5 Christmas Traditions for Military Families Facing Separation

 

If you are a military spouse then you have probably spent your fair share of holidays apart from your spouse. Our first Thanksgiving married was celebrated via Skype, and to this day, we still have yet to spend a single Halloween together! The separation can be especially difficult if it occurs over Christmas. It’s hard being apart for any holiday. But at least none of the others have songs playing in every store about “being home” during them. You probably already have a set of Christmas traditions, but consider adding in a new one to mix things up during separation.

1. Decorate your tree with red, white, and blue ornaments and lights.

One of my friends does this when her husband deploys, and I think it’s such a good idea.  Decorating patriotically can serve as a constant reminder for “why” you are both enduring holiday separation. While the tree can primarily be covered in red, white, and blue, I think a yellow ribbon in place of the star wouldn’t be out of place!

2. Set up a mini-tree instead.

When we were apart during the holidays, it was too hard to try to set up our Christmas tree as if everything was normal. Because it wasn’t. At the same time, having a bare house when the entire town was fancied up was depressing.  A good balance for me was making my house feel Christmasy without setting up the way we usually did together, with all the special ornaments and the family tree.

3. Find someone who is having a rougher Christmas than you and help them out.

This is definitely not a case of misery-loves-company. It can cheer you up to help someone else, and remind yourself that you don’t have it all that bad.  Of course its lonely to be apart during Christmas. But you have the rest of your lives to spend together once he returns home! There are others though who are expecting to have a rough Christmas, whether that’s because they are homeless or terminally ill or abandoned, and they aren’t necessarily looking forward to better years in the future.  You have all the Christmases of the future to look forward to, but they might not.

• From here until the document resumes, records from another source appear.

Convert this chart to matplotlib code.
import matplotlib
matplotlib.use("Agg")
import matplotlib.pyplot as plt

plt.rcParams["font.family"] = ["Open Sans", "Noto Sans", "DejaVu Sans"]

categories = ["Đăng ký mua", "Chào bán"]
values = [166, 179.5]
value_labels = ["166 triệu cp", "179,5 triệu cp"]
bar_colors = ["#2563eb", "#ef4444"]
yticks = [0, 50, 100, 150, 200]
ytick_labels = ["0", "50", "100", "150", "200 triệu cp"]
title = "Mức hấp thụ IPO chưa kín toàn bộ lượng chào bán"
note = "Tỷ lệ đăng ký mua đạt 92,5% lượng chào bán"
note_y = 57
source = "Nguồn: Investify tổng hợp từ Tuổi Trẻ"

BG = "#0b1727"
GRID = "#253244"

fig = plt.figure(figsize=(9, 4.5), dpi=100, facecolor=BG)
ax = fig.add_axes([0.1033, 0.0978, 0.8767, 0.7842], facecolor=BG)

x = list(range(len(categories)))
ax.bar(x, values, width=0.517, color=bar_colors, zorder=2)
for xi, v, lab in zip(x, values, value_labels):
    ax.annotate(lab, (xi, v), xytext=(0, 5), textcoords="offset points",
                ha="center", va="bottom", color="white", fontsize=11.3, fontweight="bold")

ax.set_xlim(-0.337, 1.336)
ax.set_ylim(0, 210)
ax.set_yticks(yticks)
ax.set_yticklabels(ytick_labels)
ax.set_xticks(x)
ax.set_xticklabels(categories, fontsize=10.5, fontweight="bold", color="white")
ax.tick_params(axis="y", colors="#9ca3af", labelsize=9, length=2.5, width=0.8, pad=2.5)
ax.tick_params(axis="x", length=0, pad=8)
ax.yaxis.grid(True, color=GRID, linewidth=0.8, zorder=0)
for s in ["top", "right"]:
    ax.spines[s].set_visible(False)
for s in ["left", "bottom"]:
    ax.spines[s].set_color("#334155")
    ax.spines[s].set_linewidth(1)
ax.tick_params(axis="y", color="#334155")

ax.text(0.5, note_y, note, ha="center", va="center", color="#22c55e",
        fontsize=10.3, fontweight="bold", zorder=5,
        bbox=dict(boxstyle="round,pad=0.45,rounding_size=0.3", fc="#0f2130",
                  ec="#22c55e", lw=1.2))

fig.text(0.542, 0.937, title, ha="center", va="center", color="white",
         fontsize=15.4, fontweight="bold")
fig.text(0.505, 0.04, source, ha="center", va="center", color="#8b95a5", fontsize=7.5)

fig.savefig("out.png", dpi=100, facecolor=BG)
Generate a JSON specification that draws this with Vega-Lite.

4) Begin a new Christmas decoration tradition.

We all have our own way of decorating each year–whether that be a manager scene or a nutcracker collection. But consider changing or adding to your collection something new. Put yellow-ribboned wreaths on each window, or buy a soldier santa for your front lawn. There are many, many, many military-themed Christmas decorations.  Collecting nutcrackers was a good way for me to add a bunch of soldiers to my decor.  If all else fails, there is nothing more classic than a Christmas wreath for your front door that shows off your patriotism.

5) Save Christmas for when he returns.

As an Army brat, growing up we often didn’t celebrate holidays on the day they were supposed to be celebrated, if it meant leaving my dad out of it.  Consider opening a few handmade gifts with your children, or with family if you have any visiting.  But save the “real” Christmas present exchange between you and your spouse for when he is home! It’s just as fun as the real Christmas Day celebration, I promise.

At the end of the day, being alone for Christmas is hard.  And even though familiarity is comforting, don’t try to make the holiday be exactly like it was on the other years.  It’s going to be different, and so embrace it and make it so.  Even though it’s really hard being “left behind,” think about your loved one who doesn’t even get to be home for Christmas.  No matter what kind of separation you are enduring, try to make your soldier a part of the day.  Call, video chat, or even just write a long in-depth “Christmas edition” letter.   Any way you can feel connected during the time apart is a good thing.  And remember, next year, you won’t be spending it apart!